GIVEN EXERCISE:
Copy each line of the data below with the word "matplotlib".

(Records with drawing code)
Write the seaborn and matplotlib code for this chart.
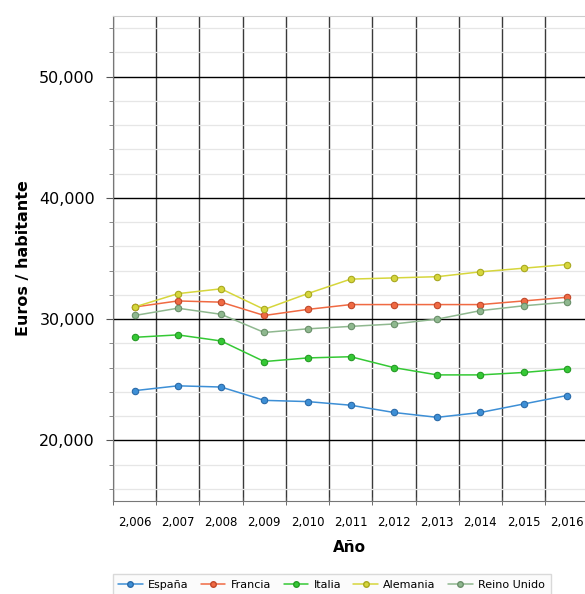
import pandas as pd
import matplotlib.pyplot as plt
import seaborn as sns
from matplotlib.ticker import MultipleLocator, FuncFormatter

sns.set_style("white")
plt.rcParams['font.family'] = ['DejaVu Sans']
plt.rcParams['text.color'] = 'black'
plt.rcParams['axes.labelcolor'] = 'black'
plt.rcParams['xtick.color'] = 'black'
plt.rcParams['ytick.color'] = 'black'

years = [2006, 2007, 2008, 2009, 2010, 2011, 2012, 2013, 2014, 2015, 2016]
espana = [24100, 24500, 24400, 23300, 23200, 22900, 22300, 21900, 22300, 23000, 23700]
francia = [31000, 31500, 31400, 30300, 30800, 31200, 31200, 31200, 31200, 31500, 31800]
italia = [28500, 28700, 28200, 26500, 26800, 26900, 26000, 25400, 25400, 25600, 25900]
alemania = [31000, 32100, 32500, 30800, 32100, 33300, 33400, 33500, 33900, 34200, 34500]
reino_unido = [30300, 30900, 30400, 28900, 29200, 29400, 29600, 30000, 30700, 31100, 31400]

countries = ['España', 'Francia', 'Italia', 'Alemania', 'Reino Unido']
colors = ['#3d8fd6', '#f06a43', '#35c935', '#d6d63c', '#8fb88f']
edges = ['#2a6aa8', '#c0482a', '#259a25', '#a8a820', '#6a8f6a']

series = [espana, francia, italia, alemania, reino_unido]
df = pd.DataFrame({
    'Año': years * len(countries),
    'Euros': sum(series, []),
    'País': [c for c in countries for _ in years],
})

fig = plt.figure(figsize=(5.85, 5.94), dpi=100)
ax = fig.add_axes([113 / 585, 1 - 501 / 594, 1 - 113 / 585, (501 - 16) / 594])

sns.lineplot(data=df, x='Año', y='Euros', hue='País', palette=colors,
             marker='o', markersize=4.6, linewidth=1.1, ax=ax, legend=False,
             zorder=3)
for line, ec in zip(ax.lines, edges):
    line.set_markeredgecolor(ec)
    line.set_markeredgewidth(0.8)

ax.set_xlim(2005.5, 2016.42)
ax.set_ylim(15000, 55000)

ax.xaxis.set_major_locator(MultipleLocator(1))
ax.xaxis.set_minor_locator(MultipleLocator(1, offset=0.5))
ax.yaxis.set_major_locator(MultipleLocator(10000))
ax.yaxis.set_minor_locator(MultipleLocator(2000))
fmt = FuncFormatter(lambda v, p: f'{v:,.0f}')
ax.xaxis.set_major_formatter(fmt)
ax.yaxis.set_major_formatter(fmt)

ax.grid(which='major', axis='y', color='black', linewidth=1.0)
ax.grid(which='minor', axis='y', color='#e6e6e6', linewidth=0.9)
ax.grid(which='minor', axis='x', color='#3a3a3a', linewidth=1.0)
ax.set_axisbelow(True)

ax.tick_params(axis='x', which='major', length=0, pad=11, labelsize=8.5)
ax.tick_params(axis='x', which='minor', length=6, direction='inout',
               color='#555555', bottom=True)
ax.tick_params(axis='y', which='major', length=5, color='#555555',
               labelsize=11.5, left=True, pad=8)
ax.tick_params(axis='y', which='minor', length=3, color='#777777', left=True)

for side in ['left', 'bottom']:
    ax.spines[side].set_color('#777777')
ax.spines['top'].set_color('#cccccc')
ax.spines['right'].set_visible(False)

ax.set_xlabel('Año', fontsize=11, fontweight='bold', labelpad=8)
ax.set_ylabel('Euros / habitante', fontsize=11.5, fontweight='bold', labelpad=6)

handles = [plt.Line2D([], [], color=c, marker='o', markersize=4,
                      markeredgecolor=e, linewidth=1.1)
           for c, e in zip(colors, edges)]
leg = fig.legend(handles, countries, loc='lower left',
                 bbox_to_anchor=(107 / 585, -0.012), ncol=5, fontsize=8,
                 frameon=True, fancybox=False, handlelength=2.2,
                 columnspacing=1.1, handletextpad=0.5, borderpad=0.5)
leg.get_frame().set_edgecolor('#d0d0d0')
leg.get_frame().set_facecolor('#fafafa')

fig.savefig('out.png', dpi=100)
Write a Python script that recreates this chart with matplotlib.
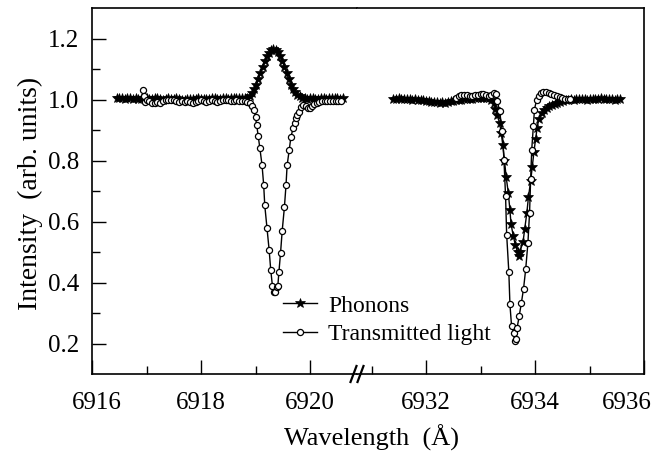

COMPLETE ANSWER:
Write the seaborn and matplotlib code for this chart.
import matplotlib.pyplot as plt
from matplotlib.ticker import MultipleLocator, FuncFormatter
Write a Python script that recreates this chart with matplotlib.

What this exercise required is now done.